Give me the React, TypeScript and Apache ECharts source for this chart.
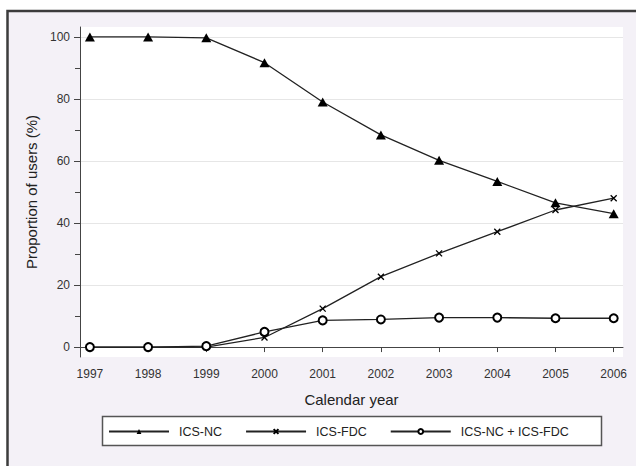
import React, { useEffect, useRef } from "react";
import * as echarts from "echarts";

const years = [1997, 1998, 1999, 2000, 2001, 2002, 2003, 2004, 2005, 2006];
const icsNc = [100, 100, 99.7, 91.7, 79.0, 68.4, 60.2, 53.4, 46.5, 43.0];
const icsFdc = [0, 0, 0, 3.1, 12.4, 22.7, 30.2, 37.2, 44.2, 48.0];
const icsBoth = [0, 0, 0.3, 4.9, 8.6, 8.9, 9.5, 9.5, 9.3, 9.3];
const yMajorTicks = [0, 20, 40, 60, 80, 100];
const yMinorTicks = [10, 30, 50, 70, 90];

const FONT = "Liberation Sans, Arial, sans-serif";
const CROSS = "path://M0,0L10,10M10,0L0,10";

export default function App() {
  const ref = useRef<HTMLDivElement>(null);
  useEffect(() => {
    const chart = echarts.init(ref.current!, null, { renderer: "svg" });
    const pair = (arr: number[]) => years.map((y, i) => [y, arr[i]]);
    const yBase = {
      type: "value",
      min: -3.2,
      max: 103.2,
      axisLine: { show: true, lineStyle: { color: "#444", width: 1 } },
    };
    chart.setOption({
      animation: false,
      backgroundColor: "#ffffff",
      textStyle: { fontFamily: FONT },
      graphic: [
        {
          type: "rect",
          z: -10,
          silent: true,
          shape: { x: 7.5, y: 11, width: 700, height: 600 },
          style: { fill: "#f4f1f7", stroke: "#3c3c3c", lineWidth: 2.5 },
        },
        {
          type: "rect",
          z: -5,
          silent: true,
          shape: { x: 102.5, y: 416.5, width: 499, height: 29 },
          style: { fill: "#ffffff", stroke: "#555", lineWidth: 1.5 },
        },
      ],
      grid: {
        left: 80,
        right: 13,
        top: 27,
        bottom: 109,
        show: true,
        backgroundColor: "#ffffff",
        borderWidth: 0,
      },
      legend: {
        left: 102,
        top: 417,
        padding: [8, 6, 8, 6],
        itemWidth: 60,
        itemHeight: 6,
        itemGap: 23,
        textStyle: { fontFamily: FONT, fontSize: 12.5, color: "#222", padding: [0, 0, 0, 5] },
        data: ["ICS-NC", "ICS-FDC", "ICS-NC + ICS-FDC"],
      },
      xAxis: {
        type: "value",
        min: 1996.83,
        max: 2006.16,
        name: "Calendar year",
        nameLocation: "middle",
        nameGap: 35,
        nameTextStyle: { fontFamily: FONT, fontSize: 15, color: "#222" },
        axisLine: { show: true, lineStyle: { color: "#444", width: 1 } },
        axisTick: { show: true, length: 5, customValues: years, lineStyle: { color: "#444" } },
        axisLabel: {
          customValues: years,
          formatter: (v: number) => String(v),
          fontFamily: FONT,
          fontSize: 12,
          color: "#333",
          margin: 11,
        },
        splitLine: { show: false },
      },
      yAxis: [
        {
          ...yBase,
          name: "Proportion of users (%)",
          nameLocation: "middle",
          nameGap: 38,
          nameTextStyle: { fontFamily: FONT, fontSize: 15, color: "#222" },
          axisTick: { show: true, length: 6, customValues: yMajorTicks, lineStyle: { color: "#444" } },
          axisLabel: {
            customValues: yMajorTicks,
            fontFamily: FONT,
            fontSize: 12,
            color: "#333",
            margin: 10,
          },
          splitLine: { show: true, lineStyle: { color: "#e6e6e6", width: 1 } },
        },
        {
          ...yBase,
          position: "left",
          axisLine: { show: false },
          axisTick: { show: true, length: 5, customValues: yMinorTicks, lineStyle: { color: "#444" } },
          axisLabel: { show: false },
          splitLine: { show: false },
        },
      ],
      series: [
        {
          name: "ICS-NC",
          type: "line",
          data: pair(icsNc),
          symbol: "triangle",
          symbolSize: [10, 9],
          lineStyle: { color: "#222", width: 1.3 },
          itemStyle: { color: "#000" },
        },
        {
          name: "ICS-FDC",
          type: "line",
          data: pair(icsFdc),
          symbol: CROSS,
          symbolSize: 6,
          lineStyle: { color: "#222", width: 1.3 },
          itemStyle: { color: "#000", borderColor: "#000", borderWidth: 1.3 },
        },
        {
          name: "ICS-NC + ICS-FDC",
          type: "line",
          data: pair(icsBoth),
          symbol: "emptyCircle",
          symbolSize: 8,
          lineStyle: { color: "#222", width: 1.3 },
          itemStyle: { color: "#000", borderColor: "#000", borderWidth: 1.3 },
        },
      ],
    });
    return () => chart.dispose();
  }, []);
  return (
    <div
      ref={ref}
      style={{ position: "fixed", left: 0, top: 0, width: 636, height: 466 }}
    />
  );
}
★ ★ ★
### WHAT IS NEEDED
Select the lines that carry the string "React" and copy them.

### FINISHED TASK
Give me the React, TypeScript and Apache ECharts source for this chart.
import React, { useEffect, useRef } from "react";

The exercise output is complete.